Warum nicht mal Hechtfrikadellen?
Hecht filetieren. Perfektion ist hier nicht gefragt. Können ruhig ein paar Grätchen drin bleiben. Das Filet durch`n Wolf drehen. Die entstandene Masse mit Zitonensaft beträufeln. Ein paar Minuten stehen lassen. Dann würzen: Salz, Pfeffer und getrockneter Tymian sind bestens geeignet. Aber auch frische Petersilie kleingehackt. Mit Worchestersauce beträufeln. Alles gut vermengen. Paniermehl und geschlagenes Ei dazu. Es muß eine feste, formbare Masse entstehen. Frikadellen formen. Rapsöl in der Pfanne heiß machen. Von beiden Seiten ein paar Minuten knusprig anbraten. Heiß oder kalt zu genießen. Pur oder mit Dipp. Auch auf`s Brötchen mit einem Salatblatt bestens geeignet. So hat man gleich Proviant für den nächsten Hechtangeltag. 
In diesem Sinne Bon Apetit und Petri Heil!
PS: Als Getränk dazu empfehle ich einen 2006er Riesling von der Mosel.

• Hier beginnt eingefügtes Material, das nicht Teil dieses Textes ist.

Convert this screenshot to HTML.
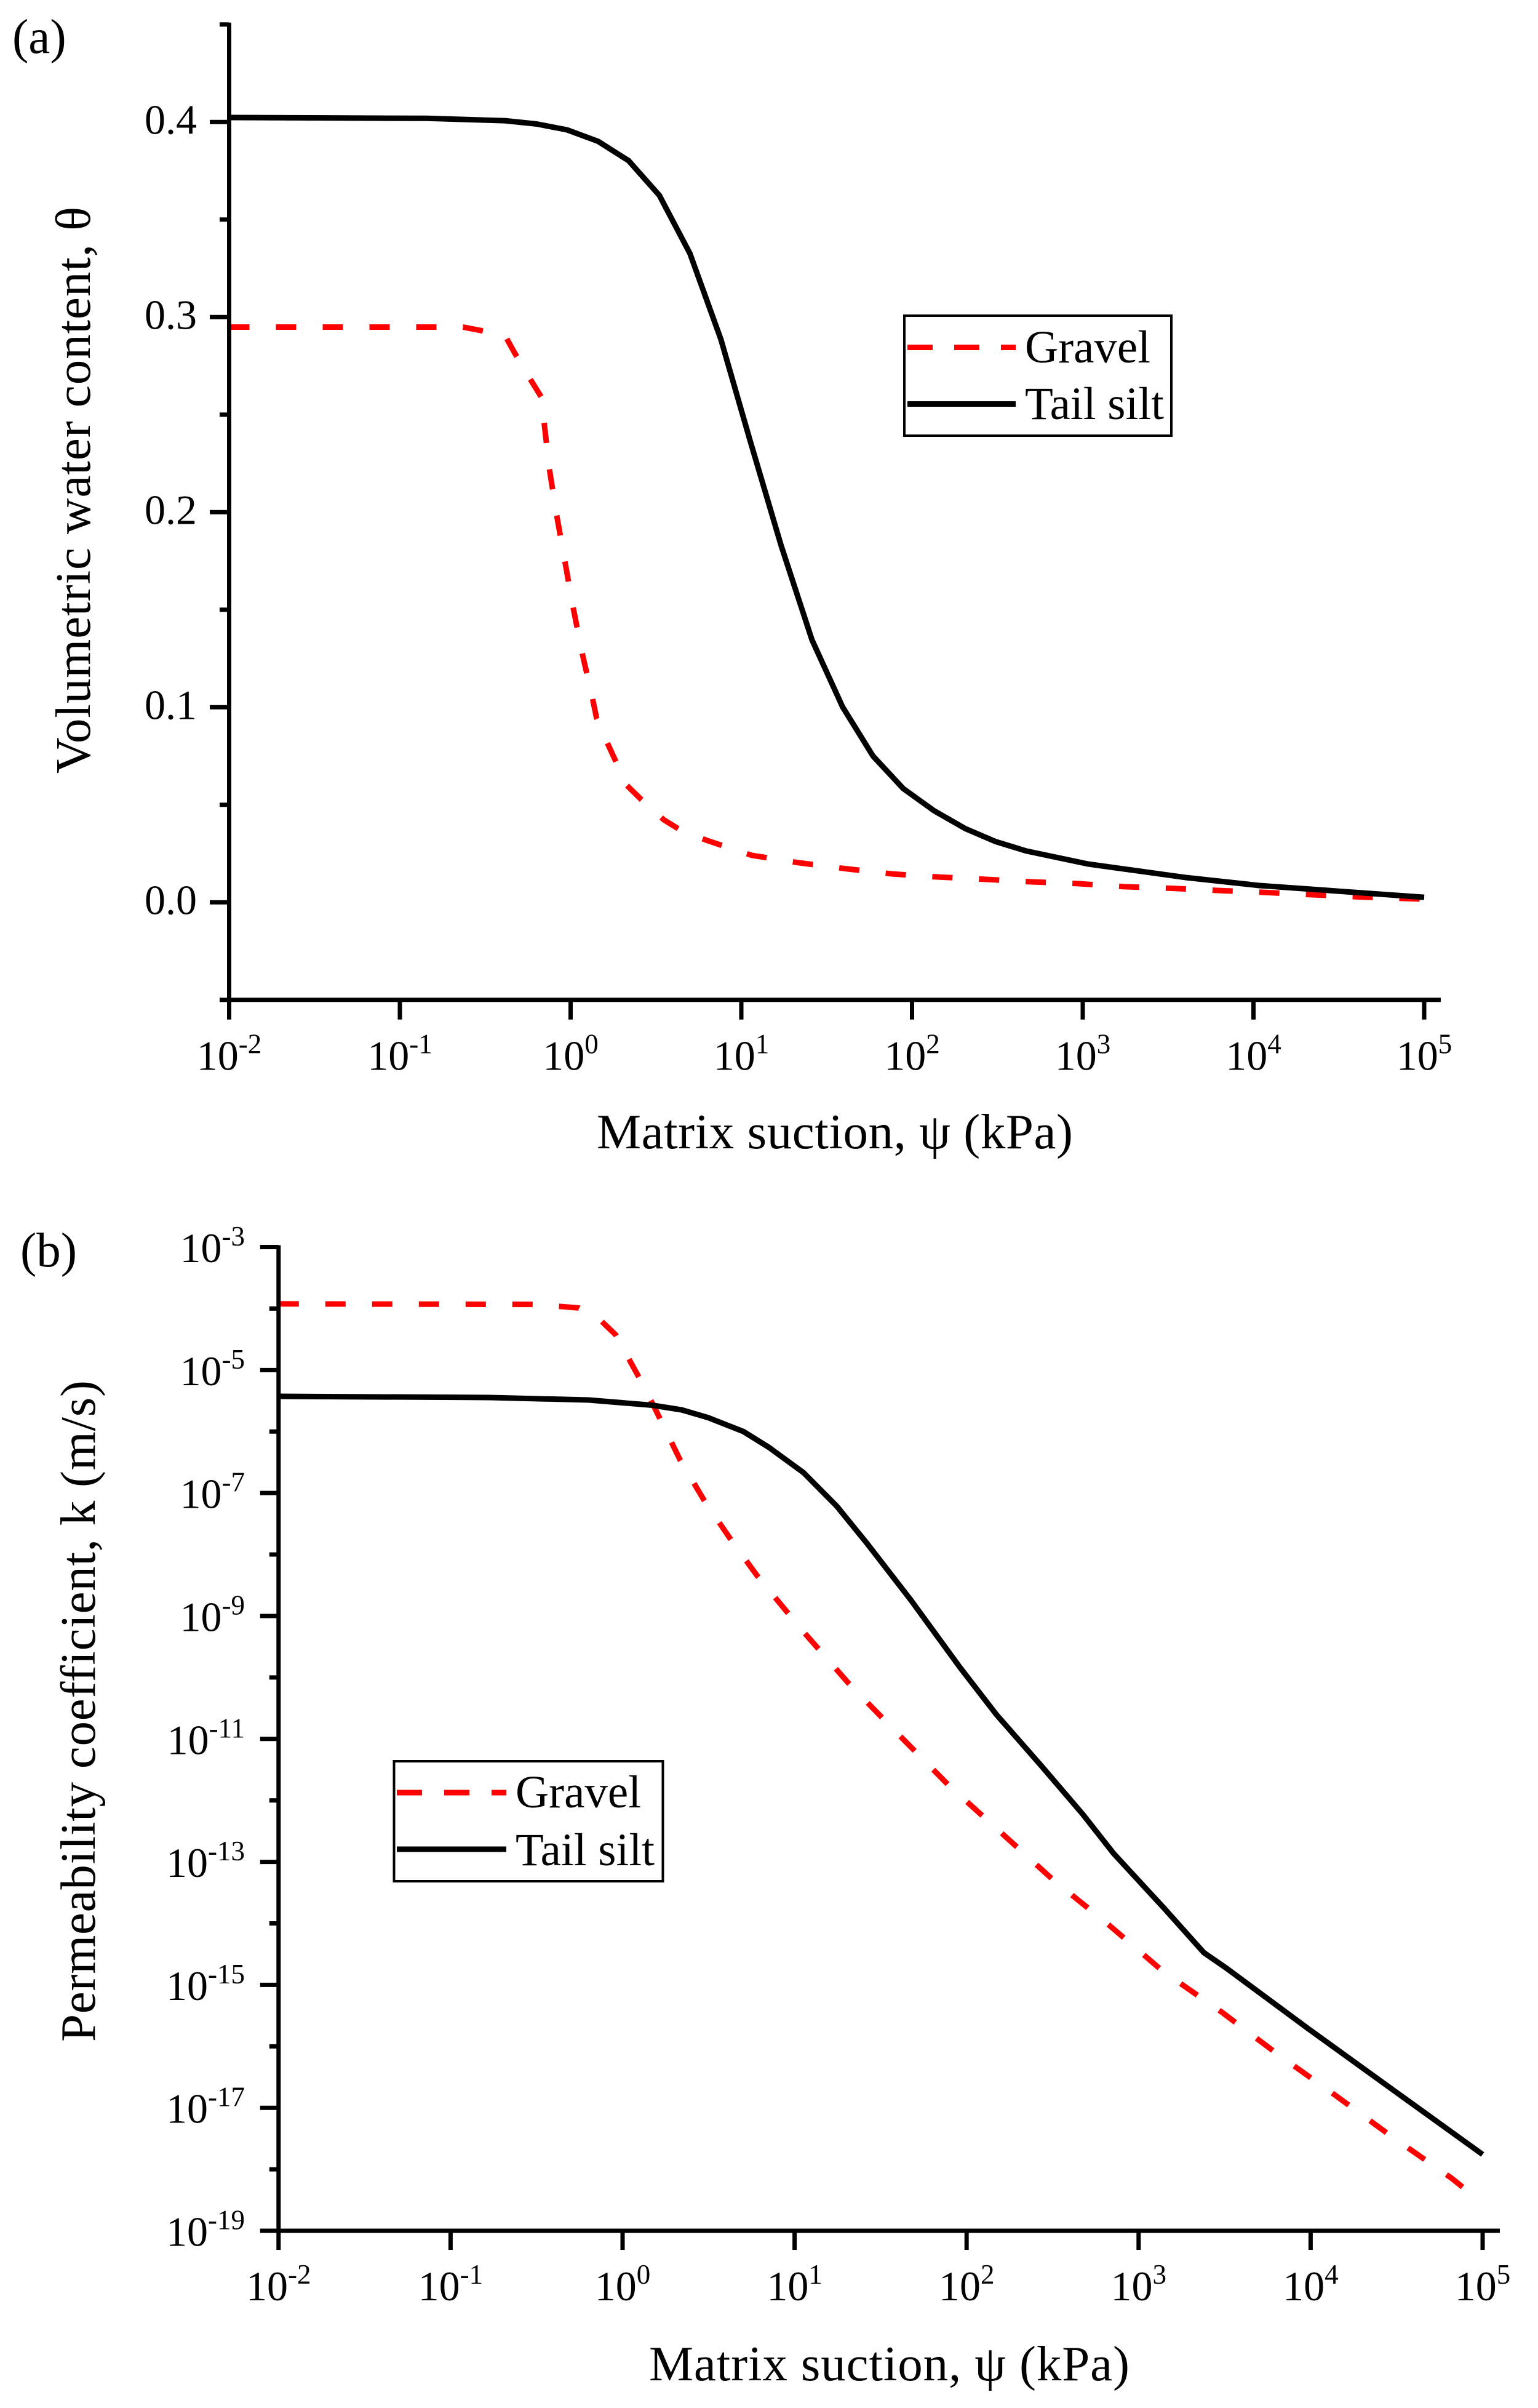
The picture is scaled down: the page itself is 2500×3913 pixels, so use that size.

Oder, wer es etwas zünftiger mag, 2 Flaschen SchneiderWeisse. Cheers.


----------



## Jäger&Sammler (18. Juli 2009)

*AW: Hechtrezepte*

Mein Tipp


----------



## juchte (18. Juli 2009)

*AW: Hechtrezepte*

1 Hecht ca.1,5 kg oder größer,Salz,40g Speck,
50g Butter oder Margarine,1/8 l saure Sahne,
1,5 Teel. Stärkemehl,Zitronensaft

Den Hecht vorbereiten und filetieren,die Portionen auf beiden Seiten salzen und in eine Pfanne legen.Speckwürfel auslassen,auf kleiner Flamme mit Butterverrühren und über die Filletstücke gießen.In der heißen Röhre garen,dabei mehrfach mit dem Fett begießen.Gegen Ende der Bratzeit saure Sahne und Stärkemehl verrühren,den Bratansatz damit löschen und mit Zitronensaft und Salz abschmecken.
Dazu Kartoffen oder Baguette.
Bei ca. 150° 30 Min. je nach Größe
Wir filetieren den Hecht nicht, sondern nehmen ihn als ganzes nur ohne Kopf natürlch.
Den Bauch füllen wir zusätzlich mit frischen Kräutern
Dill,Petersilie oder Sellerie je nach Geschmack und
Wunsch.


----------



## Malagacosta (19. Juli 2009)

*AW: Hechtrezepte*

Hallo Bondex,
ich habe am 18.5.2008 ein Rezept eingestellt. Das Thema war zwar Zander, ist aber vom Hecht! Schau es dir mal an. Du wirst bestimmt begeistert sein, weil einfach und gut. Viel Spaß.
Malagacosta







v


----------